Fil d'Ariane
Ce mardi 6 avril, le service de communication du ministère des Sports de Pyongyang a fait savoir que le pays « a décidé de ne pas participer aux 32e Jeux Olympiques afin de protéger les athlètes de la crise sanitaire mondiale causée par le Covid-19 ». Une décision qui soulève de nombreuses questions quant à la riposte de la Corée du Nord face à la pandémie.
« Il n’y a plus de contact avec les Nord Coréens, il n’y a plus rien », affirme Juliette Morillot, journaliste spécialiste de la péninsule coréenne et auteure de Le monde selon Kim Jong-un (Robert Laffont, 2018) : « je n’ai pas réussi à joindre les contacts qui sont sur place depuis plusieurs jours ». Peu d’informations circulent concernant la situation dans le pays et Juliette Morillot se « méfie beaucoup de ce qu’on peut lire sur la Corée du Nord dans les médias ».
(Re)lire : Covid-19 en Corée du Nord : vivre à Pyongyang en pleine pandémie selon l'ambassade russe
Ce que l’on sait, c’est que dès le début de la crise sanitaire, les autorités nord-coréennes ferment totalement les frontières. Avec le confinement, Pyongyang se coupe du monde extérieur et cet isolement accroît la pression sur l’économie du pays, déjà soumise à des sanctions internationales en raison du programme nucléaire et balistique développé par le régime communiste. Alors que la Corée du Nord dépend à 80% de ses échanges avec la Chine, voisine et alliée, elle se renferme un peu plus sur elle-même et la chute des approvisionnements affaiblissent le pays.
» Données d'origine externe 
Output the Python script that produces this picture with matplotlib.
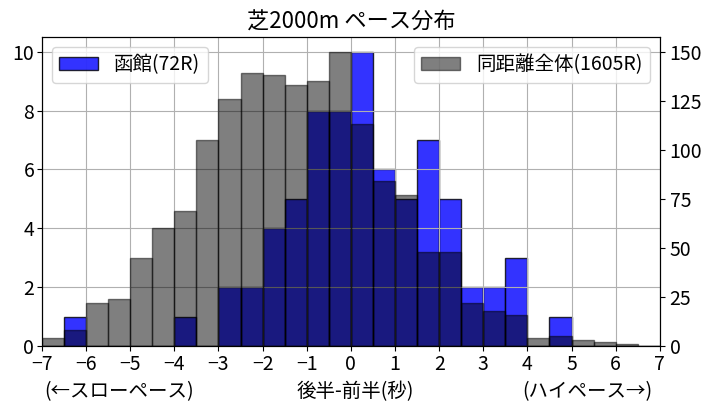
import numpy as np
import matplotlib
matplotlib.use('Agg')
import matplotlib.pyplot as plt

plt.rcParams['font.family'] = ['Noto Sans CJK JP', 'DejaVu Sans']

bins = np.arange(-7, 7.01, 0.5)
# 後半-前半 の度数（ビン幅0.5秒, -7 から）
hako = [0, 1, 0, 0, 0, 0, 1, 0, 2, 2, 4, 5, 8, 8,
        10, 6, 5, 7, 5, 2, 2, 3, 0, 1, 0, 0, 0, 0]
zentai = [4, 8, 22, 24, 45, 60, 69, 105, 126, 139, 138, 133, 135, 150,
          113, 84, 77, 48, 48, 22, 18, 16, 4, 5, 3, 2, 1, 0]

centers = bins[:-1] + 0.25

fig = plt.figure(figsize=(7.11, 4.11), dpi=100)
ax1 = fig.add_axes([0.059, 0.158, 0.869, 0.752])
ax1.hist(centers, bins=bins, weights=hako, color='blue', alpha=0.8,
         edgecolor='black', label='函館(72R)')
ax1.grid(True)
ax2 = ax1.twinx()
ax2.hist(centers, bins=bins, weights=zentai, color='black', alpha=0.5,
         edgecolor='black', label='同距離全体(1605R)')

ax1.set_xlim(-7, 7)
ax1.set_xticks(range(-7, 8))
ax1.tick_params(labelsize=14, pad=2)
ax2.tick_params(labelsize=14)
ax1.legend(loc='upper left', fontsize=14)
ax2.legend(loc='upper right', fontsize=14)
ax1.set_title('芝2000m ペース分布', fontsize=16)

fig.text(0.062, 0.048, '(←スローペース)', fontsize=14, ha='left', va='center')
fig.text(0.5, 0.048, '後半-前半(秒)', fontsize=14, ha='center', va='center')
fig.text(0.918, 0.048, '(ハイペース→)', fontsize=14, ha='right', va='center')

plt.savefig('out.png', dpi=100)
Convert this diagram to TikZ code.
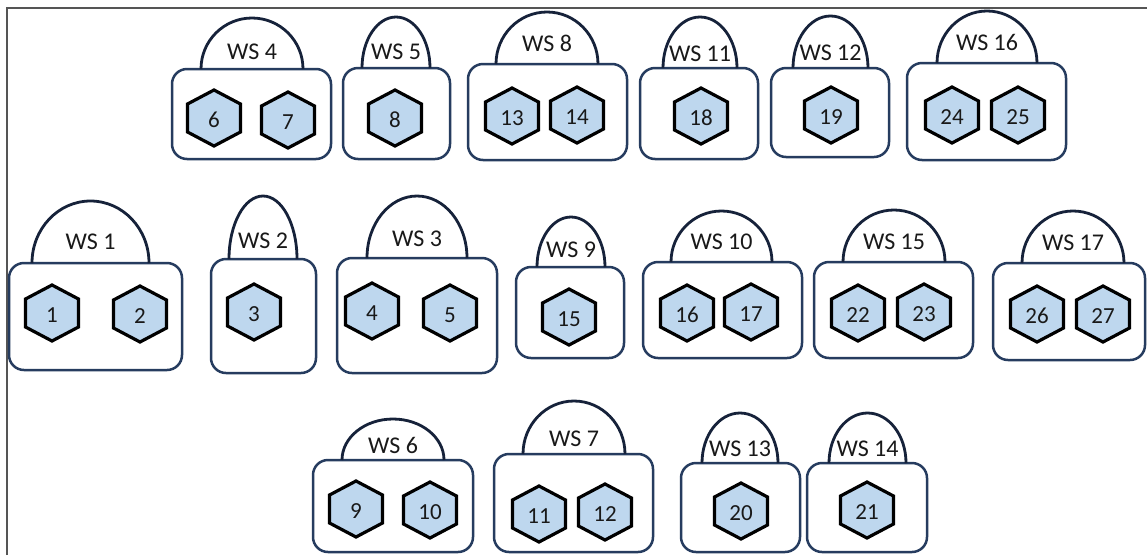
\documentclass[tikz,border=0pt]{standalone}
\usepackage{fontspec}
\setmainfont{Carlito}
\usetikzlibrary{fit}

\definecolor{boxline}{RGB}{38,60,95}
\definecolor{domeline}{RGB}{22,34,58}
\definecolor{cellfill}{RGB}{190,215,238}
\definecolor{inktext}{RGB}{25,25,25}
\definecolor{frameline}{RGB}{85,85,85}

\tikzset{
  wsbox/.style={draw=boxline, line width=2.5pt, rounded corners=15pt, fill=white, inner sep=0pt},
  dome/.style={draw=domeline, line width=2.8pt},
  wslabel/.style={inner sep=0pt, text=inktext, font=\fontsize{24}{27}\selectfont},
  cell/.style={draw=black, fill=cellfill, line width=3.2pt, line join=miter},
  cellnum/.style={inner sep=0pt, text=inktext, font=\fontsize{23}{26}\selectfont},
}

% workstation: number, box corners (x1,y1)-(x2,y2), dome left/right/top, label y
\newcommand{\station}[9]{%
  \node[wsbox, fit={(#2,#3) (#4,#5)}] (ws#1) {};
  \draw[dome] (#6,#3) arc[start angle=180, end angle=0,
      x radius={(#7-#6)/2*1pt}, y radius={(#3-#8)*1pt}];
  \node[wslabel] (lbl#1) at ({(#6+#7)/2},#9) {WS #1};
}

% hexagonal cell with its number
\newcommand{\cellhex}[3]{%
  \path[cell, shift={(#2,#3)}] (0,-28) -- (26.5,-14) -- (26.5,14) -- (0,28)
      -- (-26.5,14) -- (-26.5,-14) -- cycle;
  \node[cellnum] (c#1) at (#2,{#3+2}) {#1};
}

\begin{document}
\begin{tikzpicture}[x=1pt, y=-1pt]
  \useasboundingbox (0,0) rectangle (1147,555);
  \fill[white] (0,0) rectangle (1147,555);

  % frame
  \draw[frameline, line width=2pt] (7,555) -- (7,8) -- (1147,8);

  % top row
  \station{4}{172}{69}{331}{159}{201}{303}{18}{52}
  \station{5}{343}{68}{450}{159}{362}{430}{17}{52}
  \station{8}{468}{64}{627}{160}{496}{598}{12}{43}
  \station{11}{640}{68}{758}{159}{663}{737}{17}{54}
  \station{12}{771}{68}{889}{157}{793}{868}{16}{53}
  \station{16}{907}{63}{1066}{160}{937}{1037}{11}{42}

  % middle row
  \station{1}{9}{263}{182}{370}{32}{149}{201}{242}
  \station{2}{211}{259}{316}{373}{229}{297}{196}{241}
  \station{3}{337}{258}{497}{373}{367}{467}{196}{239}
  \station{9}{516}{267}{624}{358}{537}{605}{217}{250}
  \station{10}{643}{262}{802}{358}{671}{772}{211}{242}
  \station{15}{814}{262}{973}{358}{843}{945}{210}{242}
  \station{17}{993}{263}{1145}{360}{1022}{1124}{211}{243}

  % bottom row
  \station{6}{313}{460}{473}{552}{342}{444}{419}{445}
  \station{7}{494}{454}{653}{552}{523}{625}{401}{439}
  \station{13}{681}{463}{800}{552}{702}{778}{413}{449}
  \station{14}{807}{463}{927}{552}{829}{906}{413}{449}

  % cells
  \cellhex{6}{214}{118}
  \cellhex{7}{288}{120}
  \cellhex{8}{395}{118}
  \cellhex{13}{512}{116}
  \cellhex{14}{577}{115}
  \cellhex{18}{701}{116}
  \cellhex{19}{831}{115}
  \cellhex{24}{952}{115}
  \cellhex{25}{1018}{115}

  \cellhex{1}{52}{313}
  \cellhex{2}{140}{314}
  \cellhex{3}{254}{312}
  \cellhex{4}{372}{311}
  \cellhex{5}{450}{313}
  \cellhex{15}{569}{317}
  \cellhex{16}{687}{313}
  \cellhex{17}{751}{312}
  \cellhex{22}{858}{313}
  \cellhex{23}{924}{312}
  \cellhex{26}{1037}{314}
  \cellhex{27}{1103}{314}

  \cellhex{9}{356}{509}
  \cellhex{10}{430}{510}
  \cellhex{11}{539}{514}
  \cellhex{12}{605}{512}
  \cellhex{20}{741}{511}
  \cellhex{21}{867}{510}
\end{tikzpicture}
\end{document}
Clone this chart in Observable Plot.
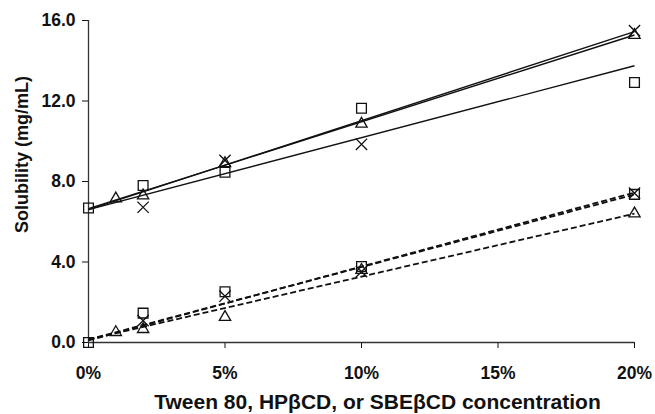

Plusieurs têtes ont été changées dans les départements économiques. Le système a été repris en main et l’économie est à nouveau contrôlée
Juliette Morillot, journaliste et auteure de Le monde selon Kim Jong-un (Robert Laffont, 2018)
Un phénomène de repli sur soi après une forme d’ouverture ces dernières années : « c’est ce que l’on a pu observer, notamment avec une libéralisation de l’économie. C’était accepté, toléré, et même encouragé pour faire de l’argent, mais pas inscrit dans les lois ». Or, depuis le dernier congrès du parti, en janvier dernier, la tendance inverse s’observe. Juliette Morillot l’affirme « plusieurs têtes ont été changées dans les départements économiques. Le système a été repris en main et l’économie est à nouveau contrôlée ». En outre, ce ne sont pas seulement les espaces de libertés économiques qui ont tari : « il y a aussi un renforcement de la surveillance des gens et de la censure dans le pays, notamment contre l’influence sud-coréenne».
(Re)lire : Corée du Nord : le bureau de liaison avec la Corée du Sud de Kaesong a été détruit
Quant à la pandémie, la Corée du Nord dispose d’un système hospitalier défaillant qui ne serait sans doute pas en mesure de pouvoir, seul, affronter une vague de grande ampleur de malades du Covid-19. Les infrastructures médicales sont laissées en mauvais état depuis des années et les hôpitaux manquent de médicaments et de personnel qualifié. En 2018, Kim Jong-Un, lui-même, avait critiqué le système de santé du pays lors d’une visite d’équipement médicaux. L'agence officielle KCNA avait rapporté les propos du président qualifiant les responsables de « paresseux et irresponsables ». En juin dernier, le Programme alimentaire mondial (PAM) des Nations Unies alertait sur la situation critique dans le pays avec quelque dix millions de personnes, soit 40 % de la population, ayant besoin d’aide humanitaire.
Si les autorités assurent que la population est épargnée par le coronavirus, des experts internationaux affirment le contraire. De plus, la maladie n’est pas la seule crainte : en mars dernier, le rapporteur spécial pour les droits humains en Corée du Nord pour des Nations Unies, Tomas Ojea Quintana, alertait la communauté internationale : des personnes seraient « mortes de faim » dans le pays en raison du manque d’approvisionnement lié à la fermeture des frontières. L’aide humanitaire ne rentrerait plus. Le rapporteur spécial de l’ONU s’inquiète d’une « hausse du nombre d'enfants et de personnes âgées qui ont recours à la mendicité car les familles ne sont pas en mesure de les soutenir ».
En février dernier, les services de renseignements sud-coréens affirment que des hackers nord-coréens auraient tenté de pénétrer les systèmes informatiques de Pfizer, le géant pharmaceutique américain, premier à avoir développé un vaccin contre le Covid-19.
Selon l’Alliance du vaccin (Gavi), membre du COVAX, le programme onusien qui coordonne la distribution de vaccins dans les pays les plus pauvres, la Corée du Nord aurait demandé à bénéficier de doses : le pays devrait recevoir près de deux millions de vaccins AstraZeneca dans le cadre de ce programme.